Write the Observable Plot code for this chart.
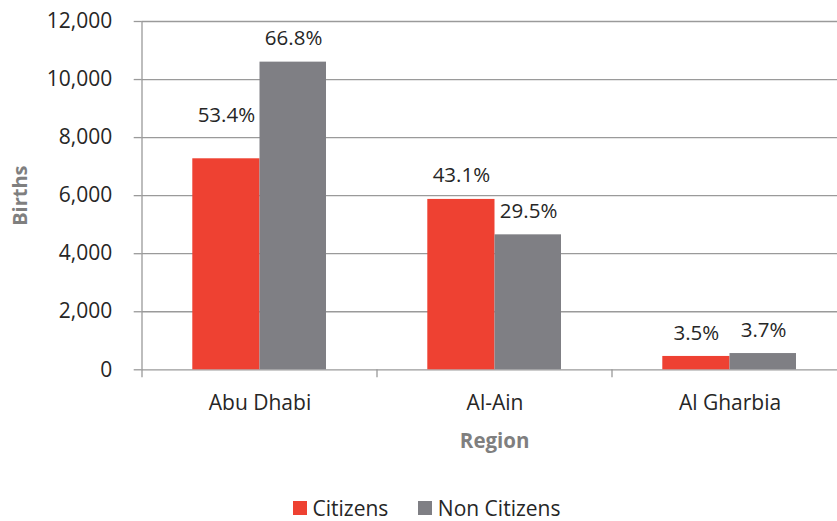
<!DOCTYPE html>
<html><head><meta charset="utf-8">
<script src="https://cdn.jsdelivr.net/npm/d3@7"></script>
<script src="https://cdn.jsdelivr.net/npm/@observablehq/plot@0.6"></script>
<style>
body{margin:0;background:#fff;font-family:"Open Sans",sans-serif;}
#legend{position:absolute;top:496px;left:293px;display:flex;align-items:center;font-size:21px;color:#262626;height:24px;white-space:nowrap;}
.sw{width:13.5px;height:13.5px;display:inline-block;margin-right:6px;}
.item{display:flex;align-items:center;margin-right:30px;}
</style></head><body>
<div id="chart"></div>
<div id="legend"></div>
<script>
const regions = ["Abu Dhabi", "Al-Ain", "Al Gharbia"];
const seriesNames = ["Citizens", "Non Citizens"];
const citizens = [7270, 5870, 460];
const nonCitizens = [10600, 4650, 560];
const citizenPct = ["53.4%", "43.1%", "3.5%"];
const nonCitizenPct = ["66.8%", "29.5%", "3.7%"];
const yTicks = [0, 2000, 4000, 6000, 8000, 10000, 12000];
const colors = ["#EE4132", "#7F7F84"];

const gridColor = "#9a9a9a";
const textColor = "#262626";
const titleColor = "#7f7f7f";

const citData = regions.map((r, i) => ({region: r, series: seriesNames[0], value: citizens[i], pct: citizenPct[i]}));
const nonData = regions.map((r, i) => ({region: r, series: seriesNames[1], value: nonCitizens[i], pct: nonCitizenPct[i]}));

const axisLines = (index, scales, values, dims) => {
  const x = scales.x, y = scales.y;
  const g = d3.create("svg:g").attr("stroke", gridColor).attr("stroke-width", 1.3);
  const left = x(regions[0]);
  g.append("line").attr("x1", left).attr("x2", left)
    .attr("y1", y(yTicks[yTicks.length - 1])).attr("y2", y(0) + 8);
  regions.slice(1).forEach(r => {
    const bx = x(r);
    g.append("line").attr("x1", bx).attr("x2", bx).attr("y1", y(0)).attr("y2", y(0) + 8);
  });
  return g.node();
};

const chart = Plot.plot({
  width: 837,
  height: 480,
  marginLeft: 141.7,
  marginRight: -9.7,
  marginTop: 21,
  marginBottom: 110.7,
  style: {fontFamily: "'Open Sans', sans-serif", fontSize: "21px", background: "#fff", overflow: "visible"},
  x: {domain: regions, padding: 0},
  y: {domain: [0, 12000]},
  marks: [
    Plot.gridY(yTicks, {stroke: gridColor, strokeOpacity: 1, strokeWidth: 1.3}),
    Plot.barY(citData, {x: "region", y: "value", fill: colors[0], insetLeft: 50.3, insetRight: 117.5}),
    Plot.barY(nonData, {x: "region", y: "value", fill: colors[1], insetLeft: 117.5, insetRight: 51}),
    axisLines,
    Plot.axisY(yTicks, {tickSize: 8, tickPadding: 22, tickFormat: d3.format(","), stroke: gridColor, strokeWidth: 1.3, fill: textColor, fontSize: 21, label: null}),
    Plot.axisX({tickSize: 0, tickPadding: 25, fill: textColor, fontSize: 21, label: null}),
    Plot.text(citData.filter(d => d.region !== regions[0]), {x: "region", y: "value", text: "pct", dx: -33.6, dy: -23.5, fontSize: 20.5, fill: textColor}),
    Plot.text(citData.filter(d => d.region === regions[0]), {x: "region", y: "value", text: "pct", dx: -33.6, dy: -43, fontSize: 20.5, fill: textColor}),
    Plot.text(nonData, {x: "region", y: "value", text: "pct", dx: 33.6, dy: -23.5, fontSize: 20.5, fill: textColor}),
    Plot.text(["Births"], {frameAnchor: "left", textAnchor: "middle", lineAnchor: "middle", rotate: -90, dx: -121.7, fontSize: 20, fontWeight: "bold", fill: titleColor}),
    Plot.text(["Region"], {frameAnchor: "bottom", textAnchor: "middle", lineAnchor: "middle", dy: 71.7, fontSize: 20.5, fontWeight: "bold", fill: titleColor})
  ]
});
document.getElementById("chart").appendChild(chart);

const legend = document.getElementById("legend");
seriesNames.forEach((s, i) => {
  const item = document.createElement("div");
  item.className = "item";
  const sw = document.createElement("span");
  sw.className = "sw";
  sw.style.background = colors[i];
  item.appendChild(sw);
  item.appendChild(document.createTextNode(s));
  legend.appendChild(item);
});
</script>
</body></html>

WHAT NEEDS TO BE DONE
Show all lines from the data above in which the word "chart" appears.

CORRECT RESPONSE
Write the Observable Plot code for this chart.
<div id="chart"></div>
const chart = Plot.plot({
document.getElementById("chart").appendChild(chart);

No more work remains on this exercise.